Three of the 11 judges on the panel dissented, arguing California's private prison ban was only an "indirect" regulation of the federal government.

Assembly Bill 32 was written by former Assemblyman Rob Bonta, who's now the state's attorney general, and whose office argued the case before the Ninth Circuit. Signed into law by Governor Gavin Newsom in 2019, the law banned private, for-profit prisons and immigration detention facilities.

Both the federal government and the GEO Group, a Florida-based company which operates two detention centers in California, sued to block the law. A federal judge upheld the private prison ban, but in a 2-1 split decision, a three-judge Ninth Circuit panel overruled the lower court and blocked the law.

"In short, Assembly Bill 32 does not regulate a field which the states have traditionally occupied," the two Ninth Circuit judges, both Donald Trump appointees, wrote in their decision. "To the contrary, it tries to regulate an area — detention of immigrants — that belongs exclusively in the realm of the federal government.” An Obama appointee dissented.

California requested an en banc review of the case, which was granted, allowing the state a rehearing before 11 Ninth Circuit judges. Six of the 11 on the panel were appointed by Democratic presidents; three of those signed off on the majority opinion, joining the five Republican appointees.

The state's lawyers argued AB 32 would have regulated a private business rather than the federal government; any imposition on the federal government, they said, was "indirect." The three dissenting judges adopted that argument, but not the other eight, who ruled that AB 32 would place ICE, which itself holds just 220 detention beds in the state, in an undue bind.

"Constructing a new facility would not only be expensive and time-consuming, but it would also run up against Congress’ preference to use existing facilities," Nguyen wrote, adding "it would undercut ICE’s desire for flexibility to meet fluctuating demand for detention capacity."

The decision relied heavily on a 1956 U.S. Supreme Court decision, Leslie Miller, Inc. v. Arkansas, in which the high court ruled a state law requiring that all building contractors be licensed could not apply to contractors working on federal projects, because that would violate the supremacy clause.
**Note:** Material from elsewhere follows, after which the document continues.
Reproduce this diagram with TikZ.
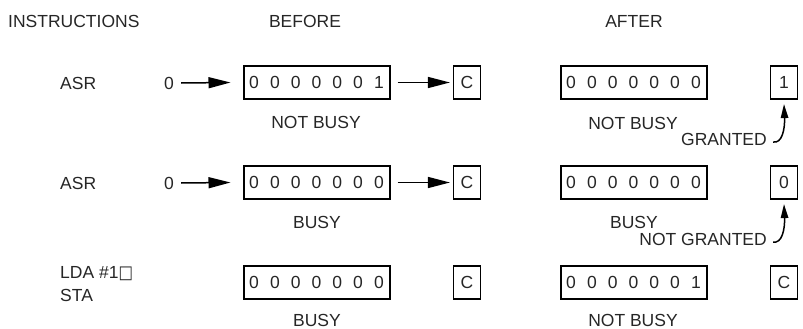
\documentclass[tikz,border=0pt]{standalone}
\usepackage{fontspec}
\usepackage{graphicx}
\setmainfont{Liberation Sans}
\newfontfamily\symfont{DejaVu Sans}
\usetikzlibrary{arrows.meta}
\newcommand\regbits[7]{\makebox[20.8pt]{#1}\makebox[20.8pt]{#2}\makebox[20.8pt]{#3}\makebox[20.8pt]{#4}\makebox[20.8pt]{#5}\makebox[20.8pt]{#6}\makebox[20.8pt]{#7}}
\tikzset{
  lbl/.style={font=\fontsize{17.5pt}{20pt}\selectfont, inner sep=0pt, text=black!85},
  reg/.style={draw, line width=2pt, minimum width=146pt, minimum height=33pt, inner sep=0pt, font=\fontsize{17.5pt}{20pt}\selectfont, text=black!85},
  cbox/.style={draw, line width=1.2pt, minimum width=27pt, minimum height=33pt, inner sep=0pt, font=\fontsize{17.5pt}{20pt}\selectfont, text=black!85},
  shiftarrow/.style={line width=1.5pt, -{Triangle[length=22pt,width=11pt]}},
  hookarrow/.style={line width=1.5pt, -{Triangle[length=14pt,width=7.5pt]}},
}
\begin{document}
\begin{tikzpicture}[x=1pt,y=-1pt]
\useasboundingbox (0,0) rectangle (803,329);
% headers
\node[lbl, anchor=west] (hins) at (8,21) {INSTRUCTIONS};
\node[lbl] (hbef) at (305,21) {BEFORE};
\node[lbl] (haft) at (634,21) {AFTER};
% row 1
\node[lbl, anchor=west] (i1) at (60,83) {ASR};
\node[lbl] (z1) at (169,83) {0};
\node[reg] (b1) at (316.5,82.5) {\regbits0000001};
\node[cbox] (c1) at (467,82.5) {C};
\node[lbl] (s1) at (316,122) {NOT BUSY};
\node[reg] (a1) at (633.5,82.5) {\regbits0000000};
\node[cbox] (r1) at (784,82.5) {1};
\node[lbl] (t1) at (633,123) {NOT BUSY};
\node[lbl, anchor=east] (g1) at (767,139) {GRANTED};
\draw[shiftarrow] ([xshift=7pt]z1.east) -- ([xshift=-12pt]b1.west);
\draw[shiftarrow] ([xshift=7pt]b1.east) -- ([xshift=-3pt]c1.west);
\draw[hookarrow] ([xshift=6pt,yshift=-3pt]g1.east) .. controls +(9,2) and +(1,25) .. ([yshift=-4.5pt]r1.south);
% row 2
\node[lbl, anchor=west] (i2) at (60,183) {ASR};
\node[lbl] (z2) at (169,183) {0};
\node[reg] (b2) at (316.5,182.5) {\regbits0000000};
\node[cbox] (c2) at (467,182.5) {C};
\node[lbl] (s2) at (317,222) {BUSY};
\node[reg] (a2) at (633.5,182.5) {\regbits0000000};
\node[cbox] (r2) at (784,182.5) {0};
\node[lbl] (t2) at (634,222) {BUSY};
\node[lbl, anchor=east] (g2) at (767,239) {NOT GRANTED};
\draw[shiftarrow] ([xshift=7pt]z2.east) -- ([xshift=-12pt]b2.west);
\draw[shiftarrow] ([xshift=7pt]b2.east) -- ([xshift=-3pt]c2.west);
\draw[hookarrow] ([xshift=6pt,yshift=-3pt]g2.east) .. controls +(9,2) and +(1,25) .. ([yshift=-4.5pt]r2.south);
% row 3
\node[lbl, anchor=west] (i3) at (60,273.5) {LDA \#1\scalebox{0.85}[1]{\symfont\fontsize{18pt}{20pt}\selectfont □}};
\node[lbl, anchor=west] (i4) at (60,295.5) {STA};
\node[reg] (b3) at (316.5,282.5) {\regbits0000000};
\node[cbox] (c3) at (467,282.5) {C};
\node[lbl] (s3) at (317,320) {BUSY};
\node[reg] (a3) at (633.5,282.5) {\regbits0000001};
\node[cbox] (r3) at (784,282.5) {C};
\node[lbl] (t3) at (633,320) {NOT BUSY};
\end{tikzpicture}
\end{document}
"If California could not prohibit ICE from hiring a particular private detention operator by imposing licensing requirements, it surely cannot regulate private detention operators out of existence through a direct ban," Nguyen wrote.

In a written statement, Bonta's office expressed disappointment over the ruling. "Assembly Bill 32 was enacted to protect the health and welfare of Californians and recognized the federal government's own documented concerns with for-profit, private prisons and detention facilities."

Bonta's office did not say if they would be appealing the decision to the Supreme Court.

Attorneys for the GEO Group and the federal government did not return phone calls and emails requesting a comment by press time.